A partir de Notas de Manfredo Rangel, repórter (1973), começou a afirmar-se como um dos principais nomes da moderna literatura brasileira. A regularidade de lançamentos, com obras publicadas quase religiosamente a cada dois ou três anos, contrasta com a disposição permanente para testar os limites da linguagem.
Embora tenha se movimentado com qualidade pelo romance e pela poesia, foi no conto em que mais se destacou, usando a escrita para descartar todos os formalismos em nome do diálogo (por vezes, à beira da desconstrução) entre olhares, linguagens artísticas e gêneros narrativos. Volumes mais recentes, como O voo da madrugada (2003) e Páginas sem glória (2012), são quase tão festejados quanto obras clássicas, como Confissões de Ralfo (romance, 1975), Amazona (novela, 1986) e O concerto de João Gilberto no Rio de Janeiro (contos, 1983).
"Ele dizia que gostava muito de ir a museus, ver exposições de pintura etc., porque sempre saía desses lugares com muitas ideias para escrever", comenta Arthur Telló, escritor e professor da Escola de Humanidades da Pontifícia Universidade Católica do Rio Grande do Sul (Pucrs). Em sua visão, o uso que Sant'Anna fazia da arte como mediação da realidade anda lado a lado com a exaltação do imperfeito como potência criadora. "É subjetivo, claro, mas penso que ele é um dos escritores que melhor soube colocar os adjetivos na literatura brasileira. Graças a isso, conseguia criar contos que são quase poemas, devido ao trabalho da frase", explica.
Sérgio Sant'Anna faz parte de uma geração de autores de vanguarda, ao lado de nomes como Osman Lins, J. J. Veiga e Hermilo Borba Filho.
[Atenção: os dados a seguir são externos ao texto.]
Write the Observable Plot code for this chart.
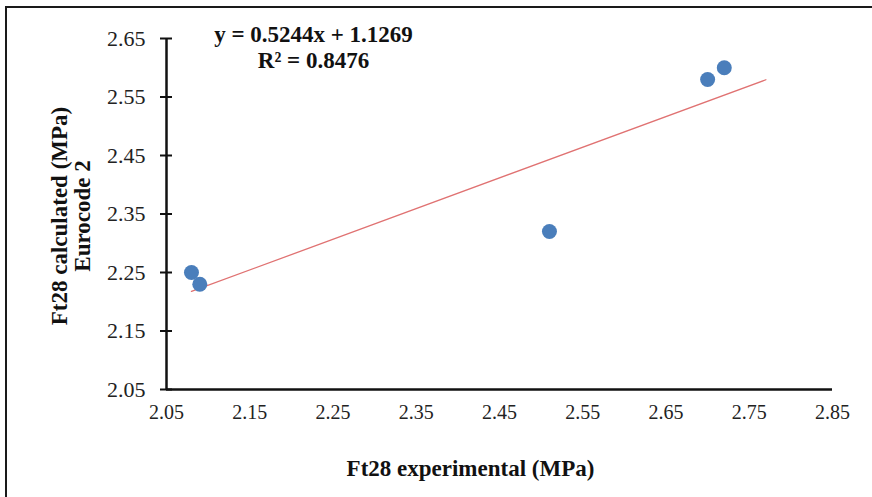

Arthur Telló explica que, em especial a partir dos anos 1980, essa vertente literária foi perdendo espaço no mercado, na medida em que este se estruturou em torno de um realismo mais convencional. "Ao contrário de escritores como Rubem Fonseca, que teve grande sucesso de vendas, Sant'Anna acaba ficando um tanto circunscrito a esse âmbito de escritor para escritores, um pouco como Mario Levrero no Uruguai. Dentro da academia, ele acaba sendo uma presença estranha e, até certo ponto, incômoda, dentro dessa espécie de batalha entre correntes de vanguarda e realistas que existe na literatura brasileira."
Nos últimos tempos, o autor seguia com uma produção intensa, adotando um tom mais memorialista em seus escritos. Além disso, mantinha presença regular nas redes sociais, engajando-se sem reservas no debate político. "Sérgio Sant'Anna é um de nossos maiores escritores contemporâneos e era uma pessoa formidável, que não se furtava a se posicionar contra o governo fascista de Jair Bolsonaro", afirma a escritora e crítica de arte Veronica Stigger.
Uma admiração que, é claro, ganhou também ares de aprendizado, e que tem muito a ver com o modo como o autor juntava as palavras para criar sentidos e sensações. "Lendo seus textos ficcionais (e não sei de qual deles gosto mais), aprendi que é fundamental ser preciso na linguagem empregada, quase cirúrgico, e que não há possibilidade de escrita sem imaginação e sem experimentação", comenta.